In Detroit, where I was a kid, they have "Coney Islands", which are hot dogs in steamed buns with some really bad chili on them, topped with plenty of onions and some mustard. You get a few of them to go. Many years ago there was a Greek immigrant who stopped in Brooklyn on his way to Detroit, saw the island, and when he got to Detroit he named his creation after it. You "greeze" on some of those. Next morning you can bottle the gas. Used to be you had to go downtown to get them, but now they're all over the Detroit area.
And they have Buddy's Pizza, which has now become a thing. Back in the 1940s, Buddy's was a neighborhood bar in a blue collar area of the City, destined to become a really rough area a few decades later. The owner was a guy named Gus. He wanted to have snacks for the guys who came in but didn't have a lot of money for equipment and such. A buddy, literally, worked in one of the auto plants and brought him a bunch of metal trays. They're made from heavy steel and they were used to store screws, nuts, etc. Very heavy duty and thick steel.
He didn't know much about pizza because at the time, pizza was just an east coast thing you only found in Italian neighborhoods, but being Italian, he did know about focaccia and tomatoes and cheese. So he kind of put them together. He made it up himself, putting some dough into one of those heavy pans, loading up the toppings, laying on the cheese, and finally pouring on some tomato sauce. Pretty much exactly the opposite of the way they put toppings on in NYC and elsewhere. He didn't worry about mozzarella or pretend that pizza was actually originated in Naples and used mozzarella and basil because those myths hadn't been established yet. So he used some cheese from Wisconsin that was similar to a Monterey Jack. He loaded the pizza with cheese right to the edges of the pan.
The crust isn't anything like you get in a Neapolitan or NY pizza place either. It's not chewy at all. When it's baked, the grease from the cheese overflows into the pan, which makes the dough extra crispy on the edges. People liked the stuff and a competitor, running a bar named Shield's, noticed so he started offering the same thing. Those two founded what is now considered "Detroit" style pizza. It's not like a Chicago pizza or Sicilian pizza because it's greasier, the crust is crispy and not doughy, and the layering of the toppings is reversed.

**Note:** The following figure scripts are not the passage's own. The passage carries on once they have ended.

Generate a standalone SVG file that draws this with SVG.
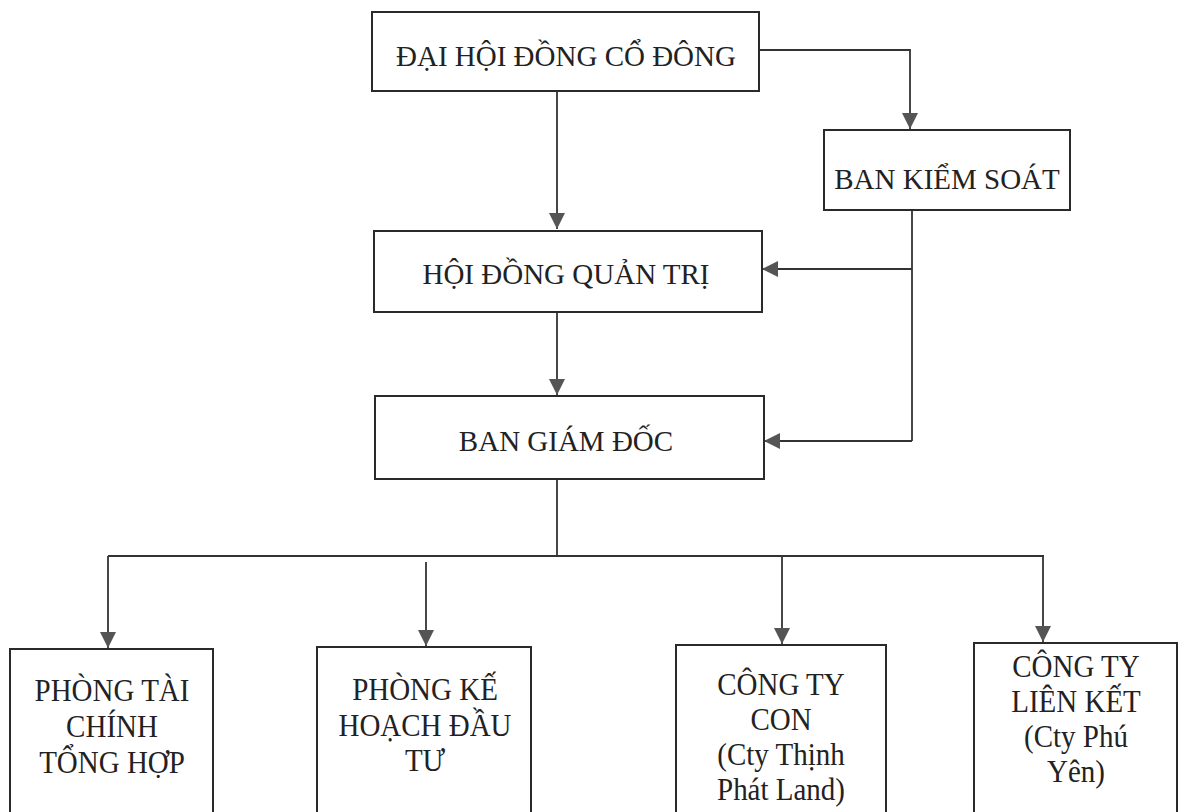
<svg xmlns="http://www.w3.org/2000/svg" width="1184" height="812" viewBox="0 0 1184 812">
<style>
.box{fill:#fff;stroke:#2a2a2a;stroke-width:2}
.ln{fill:none;stroke:#333;stroke-width:1.8}
text{font-family:"Liberation Serif","Times New Roman",serif;font-size:29px;fill:#222;text-anchor:middle}
</style>
<defs>
<marker id="ah" markerUnits="userSpaceOnUse" markerWidth="16" markerHeight="16" viewBox="0 0 16 16" refX="16" refY="8" orient="auto">
<path d="M0,0 L16,8 L0,16 Z" fill="#555"/>
</marker>
</defs>
<rect width="1184" height="812" fill="#fff"/>
<g id="connectors">
<path class="ln" d="M759,50 H910 V129" marker-end="url(#ah)"/>
<path class="ln" d="M557,91 V229" marker-end="url(#ah)"/>
<path class="ln" d="M912,210 V441"/>
<path class="ln" d="M912,269 H762" marker-end="url(#ah)"/>
<path class="ln" d="M912,441 H764" marker-end="url(#ah)"/>
<path class="ln" d="M557,312 V395" marker-end="url(#ah)"/>
<path class="ln" d="M557,479 V555"/>
<path class="ln" d="M108,556 H1044"/>
<path class="ln" d="M108,556 V648" marker-end="url(#ah)"/>
<path class="ln" d="M426,562 V646" marker-end="url(#ah)"/>
<path class="ln" d="M782,556 V644" marker-end="url(#ah)"/>
<path class="ln" d="M1043,556 V642" marker-end="url(#ah)"/>
</g>
<g id="n1"><rect class="box" x="372" y="12" width="387" height="79"/><text x="566" y="66">ĐẠI HỘI ĐỒNG CỔ ĐÔNG</text></g>
<g id="n2"><rect class="box" x="824" y="130" width="246" height="80"/><text x="947" y="189">BAN KIỂM SOÁT</text></g>
<g id="n3"><rect class="box" x="374" y="231" width="388" height="81"/><text x="566" y="284">HỘI ĐỒNG QUẢN TRỊ</text></g>
<g id="n4"><rect class="box" x="375" y="396" width="389" height="83"/><text x="566" y="451">BAN GIÁM ĐỐC</text></g>
<g id="n5"><rect class="box" x="10" y="649" width="203" height="190"/>
<text transform="translate(112,701) scale(1,1.1)">PHÒNG TÀI</text>
<text transform="translate(112,737) scale(1,1.1)">CHÍNH</text>
<text transform="translate(112,773) scale(1,1.1)">TỔNG HỢP</text></g>
<g id="n6"><rect class="box" x="317" y="647" width="214" height="190"/>
<text transform="translate(425,700) scale(1,1.1)">PHÒNG KẾ</text>
<text transform="translate(425,736) scale(1,1.1)">HOẠCH ĐẦU</text>
<text transform="translate(425,771) scale(1,1.1)">TƯ</text></g>
<g id="n7"><rect class="box" x="676" y="645" width="210" height="190"/>
<text transform="translate(781,695) scale(1,1.1)">CÔNG TY</text>
<text transform="translate(781,730) scale(1,1.1)">CON</text>
<text transform="translate(781,765) scale(1,1.1)">(Cty Thịnh</text>
<text transform="translate(781,800) scale(1,1.1)">Phát Land)</text></g>
<g id="n8"><rect class="box" x="974" y="643" width="203" height="190"/>
<text transform="translate(1076,677) scale(1,1.1)">CÔNG TY</text>
<text transform="translate(1076,712) scale(1,1.1)">LIÊN KẾT</text>
<text transform="translate(1076,747) scale(1,1.1)">(Cty Phú</text>
<text transform="translate(1076,782) scale(1,1.1)">Yên)</text></g>
</svg>
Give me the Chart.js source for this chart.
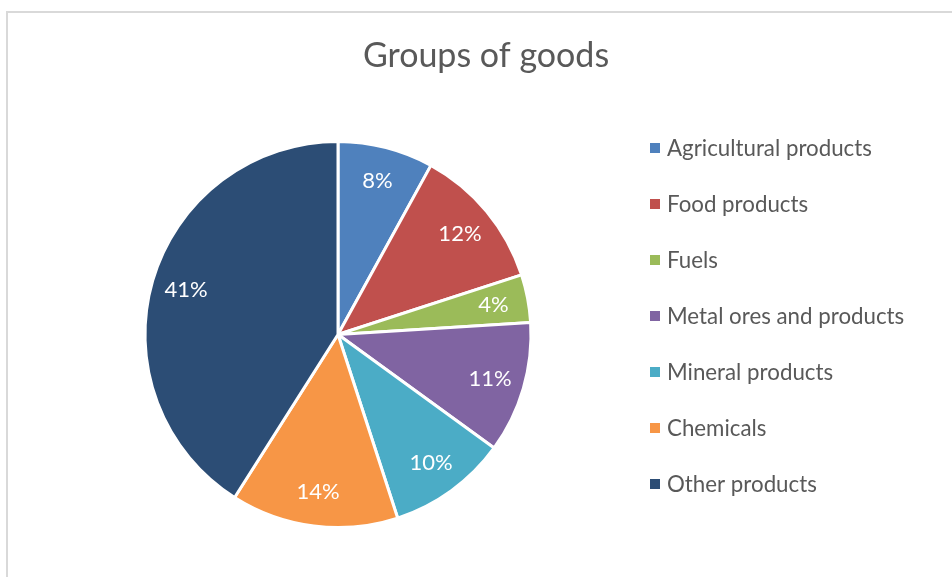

When I was younger we'd drive to the originals for the stuff but usually went to Shields because it was cleaner and closer than Buddy's.

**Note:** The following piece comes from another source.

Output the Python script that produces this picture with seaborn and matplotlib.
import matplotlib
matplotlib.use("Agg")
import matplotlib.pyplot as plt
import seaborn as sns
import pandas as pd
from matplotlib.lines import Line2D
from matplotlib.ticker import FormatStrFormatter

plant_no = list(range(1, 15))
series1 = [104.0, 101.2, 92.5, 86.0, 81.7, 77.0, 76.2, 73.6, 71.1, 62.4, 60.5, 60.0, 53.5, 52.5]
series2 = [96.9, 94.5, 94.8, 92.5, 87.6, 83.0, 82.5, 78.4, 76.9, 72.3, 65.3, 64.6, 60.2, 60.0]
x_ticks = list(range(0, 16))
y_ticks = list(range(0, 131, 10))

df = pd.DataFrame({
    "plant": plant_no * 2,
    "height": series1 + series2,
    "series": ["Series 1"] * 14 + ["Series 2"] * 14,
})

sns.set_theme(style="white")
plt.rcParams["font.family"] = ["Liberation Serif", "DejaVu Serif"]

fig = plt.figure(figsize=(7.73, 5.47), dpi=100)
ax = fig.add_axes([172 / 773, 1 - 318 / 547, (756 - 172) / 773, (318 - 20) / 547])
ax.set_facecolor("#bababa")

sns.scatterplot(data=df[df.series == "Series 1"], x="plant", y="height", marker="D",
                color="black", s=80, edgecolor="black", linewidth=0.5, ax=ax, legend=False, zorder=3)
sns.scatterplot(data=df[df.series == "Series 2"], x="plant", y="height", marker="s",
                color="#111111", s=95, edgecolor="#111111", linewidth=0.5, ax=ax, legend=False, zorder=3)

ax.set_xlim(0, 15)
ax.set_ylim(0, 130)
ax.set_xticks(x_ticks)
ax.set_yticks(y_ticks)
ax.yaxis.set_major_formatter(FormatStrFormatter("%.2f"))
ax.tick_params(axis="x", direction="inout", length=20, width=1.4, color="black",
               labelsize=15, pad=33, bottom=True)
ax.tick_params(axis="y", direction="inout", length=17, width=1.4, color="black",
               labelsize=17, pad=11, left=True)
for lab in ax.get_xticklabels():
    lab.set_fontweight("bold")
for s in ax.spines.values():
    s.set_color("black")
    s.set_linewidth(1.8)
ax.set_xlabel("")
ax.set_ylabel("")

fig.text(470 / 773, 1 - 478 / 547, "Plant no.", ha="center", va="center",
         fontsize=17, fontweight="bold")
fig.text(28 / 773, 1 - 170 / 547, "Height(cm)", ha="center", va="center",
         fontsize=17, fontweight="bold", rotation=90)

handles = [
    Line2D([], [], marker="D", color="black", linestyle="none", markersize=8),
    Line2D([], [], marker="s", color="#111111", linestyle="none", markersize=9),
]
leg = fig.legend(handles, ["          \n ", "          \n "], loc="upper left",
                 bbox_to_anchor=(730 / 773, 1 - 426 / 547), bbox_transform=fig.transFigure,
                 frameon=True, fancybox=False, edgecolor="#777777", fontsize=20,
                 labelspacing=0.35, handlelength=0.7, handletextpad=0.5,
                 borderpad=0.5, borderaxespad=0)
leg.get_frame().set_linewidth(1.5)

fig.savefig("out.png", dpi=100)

Much later, in the 1960s, a Yugoslavian guy named Mike Ilitch opened a pizza place, thinking that pizza might be a new take-out to compete with hamburgers and the ubiquitous "broasted chicken" places. His place did OK and he wanted to open another few places, but his partner didn't want to expand. So the partner kept the original and Ilitch went out on his own. He came up with a new name: Little Caesar's. The first shop was pretty near our house and I remember the first time my Dad ordered one of those. A bunch of neighbors came by to check it out. They thought this pizza thing was pretty cool. And truth is, the original Little Caesar's actually used real ingredients. It wasn't far from the first K-Mart either, which was an experiment that Kresge's wanted to try out.
Last thing is something I know nobody else has. In fact, Detroit doesn't have it any more either, but they did. And it doesn't get more hometown.

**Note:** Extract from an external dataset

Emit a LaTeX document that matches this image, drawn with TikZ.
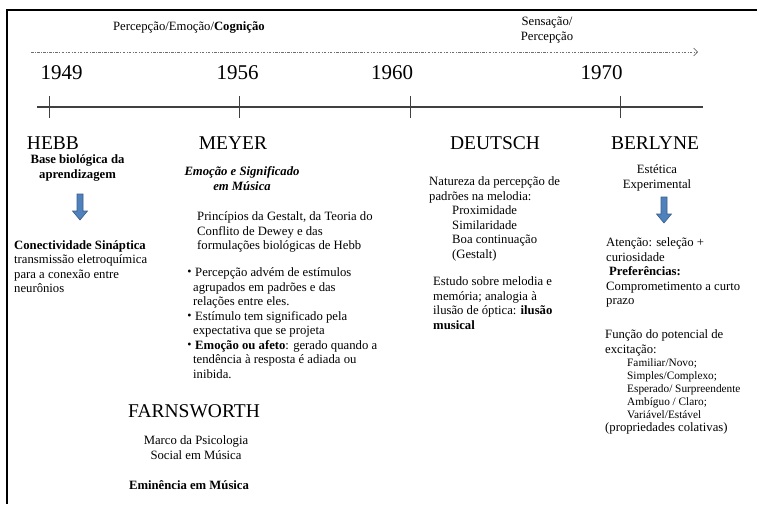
\documentclass[tikz,border=0pt]{standalone}
\usepackage{fontspec}
\setmainfont{Liberation Serif}
\usepackage{tikz}
\usetikzlibrary{arrows.meta,positioning}
\definecolor{cArrow}{RGB}{79,129,189}
\definecolor{cArrowLine}{RGB}{56,93,138}
\definecolor{cAxis}{RGB}{64,64,64}
\definecolor{cTrend}{RGB}{110,110,110}
\tikzset{
  txt/.style={inner sep=0pt, align=left, font=\fontsize{12.7}{14.5}\selectfont},
  txtc/.style={txt, align=center},
  txtb/.style={txt, font=\fontsize{12.7}{14.5}\selectfont\bfseries},
  txtbc/.style={txtb, align=center},
  txtbi/.style={txt, align=center, font=\fontsize{12.7}{14.5}\selectfont\bfseries\itshape},
  txts/.style={inner sep=0pt, align=left, font=\fontsize{11.3}{13}\selectfont},
  who/.style={inner sep=0pt, font=\fontsize{19.5}{22}\selectfont},
  yr/.style={inner sep=0pt, font=\fontsize{21}{24}\selectfont},
  bul/.style={inner sep=0pt, font=\fontsize{12}{12}\selectfont},
  trend/.style={draw=cTrend, line width=0.6pt,
                dash pattern=on 2.5pt off 1.5pt on 0.6pt off 1.5pt,
                -{Straight Barb[length=4pt,width=8pt]}},
  axis/.style={draw=cAxis, line width=1.1pt},
  tick/.style={draw=cAxis, line width=0.9pt},
  pics/blockdown/.style={code={
    \draw[fill=cArrow, draw=cArrowLine, line width=0.6pt]
      (-3,-13) -- (3,-13) -- (3,4) -- (7.5,4) -- (0,13)
      -- (-7.5,4) -- (-3,4) -- cycle;}},
}

\begin{document}
\begin{tikzpicture}[x=1pt, y=-1pt]
  \useasboundingbox (0,0) rectangle (757,504);
  % moldura
  \draw[line width=2pt] (7,504) -- (7,9.5) -- (757,9.5);

  % tendencias
  \node[txt, anchor=base] (pec) at (189,30) {Percepção/Emoção/\textbf{Cognição}};
  \node[txtc, anchor=north] (senper) at (547,17) {Sensação/\\Percepção};
  \coordinate (trendL) at (31,52);
  \coordinate (trendR) at (698,52);
  \draw[trend] (trendL) -- (trendR);

  % linha do tempo
  \coordinate (tlL) at (37,107);
  \coordinate (tlR) at (703,107);
  \draw[axis] (tlL) -- (tlR);
  \foreach \t/\x/\yr in {49/61.5/1949, 239/237.5/1956, 410/392/1960, 620/601.5/1970} {
    \draw[tick] (\t,96) -- (\t,118);
    \node[yr] (y\yr) at (\x,73) {\yr};
  }

  % HEBB
  \node[who] (hebb) at (53,143) {HEBB};
  \node[txtbc, anchor=north] (hebbbase) at (77.5,154.5) {Base biológica da\\aprendizagem};
  \pic (hebbarr) at (80,207) {blockdown};
  \node[txt, anchor=north west] (hebbsin) at (14,240) {\textbf{Conectividade Sináptica}\\transmissão eletroquímica\\para a conexão entre\\neurônios};

  % MEYER
  \node[who] (meyer) at (233,143) {MEYER};
  \node[txtbi, anchor=north] (meyeremo) at (242,166.5) {Emoção e Significado\\em Música};
  \node[txt, anchor=north west] (meyerprin) at (197,211.5) {Princípios da Gestalt, da Teoria do\\Conflito de Dewey e das\\formulações biológicas de Hebb};
  \node[txt, anchor=north west] (meyer1) at (193,267.5) {\hspace*{2pt}Percepção advém de estímulos\\agrupados em padrões e das\\relações entre eles.};
  \node[txt, anchor=north west] (meyer2) at (193,311) {\hspace*{2pt}Estímulo tem significado pela\\expectativa que se projeta};
  \node[txt, anchor=north west] (meyer3) at (193,340) {\hspace*{2pt}\textbf{Emoção ou afeto}: gerado quando a\\tendência à resposta é adiada ou\\inibida.};
  \foreach \yy [count=\i] in {273,316.5,345.5}
    \node[bul] (mbul\i) at (189.5,\yy) {\textbullet};

  % FARNSWORTH
  \node[who] (farns) at (194,411) {FARNSWORTH};
  \node[txtc, anchor=north] (farnsmarco) at (196,435.5) {Marco da Psicologia\\Social em Música};
  \node[txtb, anchor=base] (farnsemi) at (189,489) {Eminência em Música};

  % DEUTSCH
  \node[who] (deutsch) at (495,143) {DEUTSCH};
  \node[txt, anchor=north west] (deutschnat) at (429,176.5) {Natureza da percepção de\\padrões na melodia:\\\hspace*{23pt}Proximidade\\\hspace*{23pt}Similaridade\\\hspace*{23pt}Boa continuação\\\hspace*{23pt}(Gestalt)};
  \node[txt, anchor=north west] (deutschest) at (433,276.5) {Estudo sobre melodia e\\memória; analogia à\\ilusão de óptica: \textbf{ilusão}\\\textbf{musical}};

  % BERLYNE
  \node[who] (berlyne) at (655,143) {BERLYNE};
  \node[txtc, anchor=north] (berest) at (657,164.5) {Estética\\Experimental};
  \pic (berarr) at (664,210) {blockdown};
  \node[txt, anchor=north west] (berate) at (606,237.5) {Atenção: seleção +\\curiosidade\\\hspace*{3pt}\textbf{Preferências:}\\Comprometimento a curto\\prazo};
  \node[txt, anchor=north west] (berfun) at (605,329.5) {Função do potencial de\\excitação:};
  \node[txts, anchor=north west] (berlist) at (627,358) {Familiar/Novo;\\Simples/Complexo;\\Esperado/ Surpreendente\\Ambíguo / Claro;\\Variável/Estável};
  \node[txt, anchor=base west] (bercol) at (605,431) {(propriedades colativas)};
\end{tikzpicture}
\end{document}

Used to be if you were Catholic you didn't eat meat on Friday. But a few enterprising souls liked their meat and over a few beers and detailed analysis of canonical law, came up with a work-around. There was a place called the Polish Yacht Club, which was in an area called Delray, which ironically, was mostly Hungarian. Anyhow they figured out that since muskrats live in and around water, arguably they could be considered fish.
So they went on the menu on Fridays.
For $2.50 you got half a roasted muskrat, an order of fries, and a scoop of cole slaw. Beer was an extra buck. Of course I had to head over with some friends to try this delicacy. The guys would trap, catch, and clean the muskrats during the week and the ladies in the kitchen would parboil them in the morning on Friday and then slow roast them. They came on your plate looking pretty much like half a rat cut lengthwise down the middle. This became a kind of underground thing for those "in the know".
But eventually word got to the health authorities, who said you couldn't just go out and catch muskrats in the ditch and serve them up. Even though they were parboiled and roasted, they didn't meet all the proper requirements. A shame.